Warning for Parents: Drug Threat is Real

Crescenta Valley Sheriff’s Deputy Eric Matejka and Detective Shane Maloney likely spurred some nightmares Monday night, and a La Cañada High School sophomore gave them additional reason to fear, and hope.
A crowd of close to 100 — most of them parents — filled Lanterman Auditorium for an eye-opening seminar exploring local drug trends. Those in attendance learned what type of drugs are gaining traction with teens, what clues might indicate that a child is engaged in drug use and, also, what recourse a family might have to address drug- and alcohol-related problems.
It was a sobering way to spend an evening.
“It’s so scary,” said a single mom of three kids ages 21, 17 and 14, who asked not to be named. “But I don’t want to be surprised. I don’t want to be the last one to know what’s in my girl’s backpack.”
In a presentation that was part PowerPoint and part show-and-tell, Matejka and Maloney gave pointers and passed around drug paraphernalia ranging from bongs to meth pipes (the latter of which, they warned, are often for sale at convenience stores).
They also elicited uncomfortable murmurs from the crowd during a brief video that showed the rapid meltdown of a teenage boy experiencing a bad trip on Spice, a nickname for synthetic marijuana.
They informed parents that if their child seemed to be collecting candles or incense, or carrying around eye drops, they might want to check for green substance on the seats of their cars.

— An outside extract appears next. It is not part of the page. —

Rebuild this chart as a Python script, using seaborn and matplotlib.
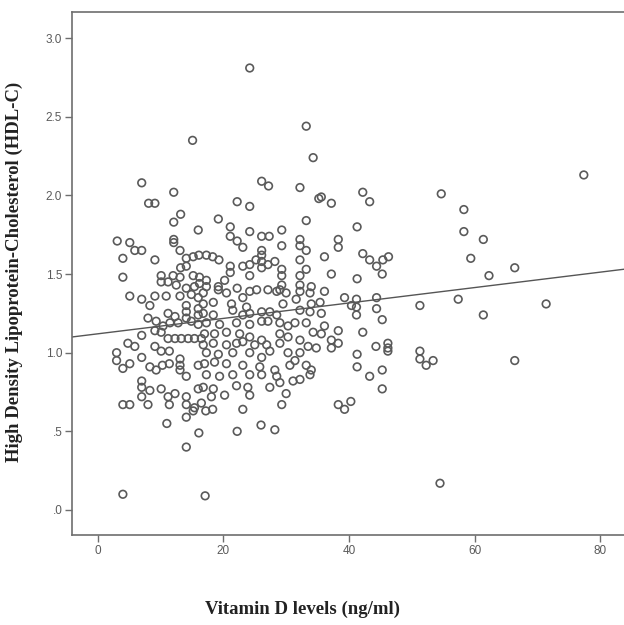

Matejka — who is a regular presence on the LCHS campus as a sheriff’s liaison — mentioned that marijuana today is as much as 20% more potent than it was in the 1960s and that studies have shown it can cost a user as many as eight IQ points.
The deputies talked about “Ivy League Drugs,” those prescription medications that often are easily ascertained. “If you’re finding little pieces of aluminum foil with black lines on it, [they’re smoking OxyContin],” Matejka said, suggesting that people dispose of their unused prescription medication at the CV Sheriff’s station.
He also addressed raves, and asked parents to take heed if they see a child with a baby’s pacifier, which is used, he said, to counter the involuntary gnashing of teeth that happens when someone is on ecstasy or related “club drugs.” Other signs, he said: vapor rub and fuzzy masks, colorful bracelets and glow sticks.
Cocaine use, Matejka cautioned, is on the rise.
Vincent Dioguardi, 15, stood to speak, supporting that claim. He said he first smoked marijuana at the age of 11 and started using cocaine at 13. He said he was not only using drugs but selling them.
That stopped, he said, when his parents caught him smoking marijuana in their basement in the early morning hours about a half-year ago, at which time they helped him seek help in a program called Action Family Counseling.
“Everything that the officers come and tell you about how marijuana is a gateway drug is very true,” said Dioguardi, who attended St. Francis High School as a freshman before transferring back to LCHS this school year. “I tried cocaine for the first time … and I fell in love with cocaine, which is terrible to say, but it’s the truth.
“My grades started slipping and everything got out of hand. The lies I would tell my parents, all that kept growing, everything kept going downhill quickly … I couldn’t see what it was doing to my family. It didn’t click in my mind that it was hurting them more than me.
“I’m thankful for that day [his parents caught him]. I thank God every day that day happened, because if that didn’t, I probably wouldn’t be standing here right now.”
“They found my backpack,” continued Dioguardi, who said he had 12 grams of marijuana inside it. “But the thing that probably saved my life was them going through my phone. Now I know you guys are all going to check your kids’ phones, because if they hadn’t checked that, they wouldn’t have found out about me dealing.
“And then I looked at my mom: ‘Yes, and I have an issue, I can’t help myself anymore.’”
Fortunately for Dioguardi, he’s taken to the treatment at Action Family Counseling. He’s also surrounded himself with a new “friend group” at his new church.
But his testimony was a shock to many parents in the audience, even those with elementary-school-aged children.
“I can’t believe he was [11] years old,” LCF’s Deborah Bell said. “I almost didn’t come. I have a 7-year-old. I thought, ‘Do I really need to go?’ And my husband, he said, ‘Yeah, you need to go.’ And it was just heartbreaking to hear a young kid get up there and say he was so young. Really powerful.”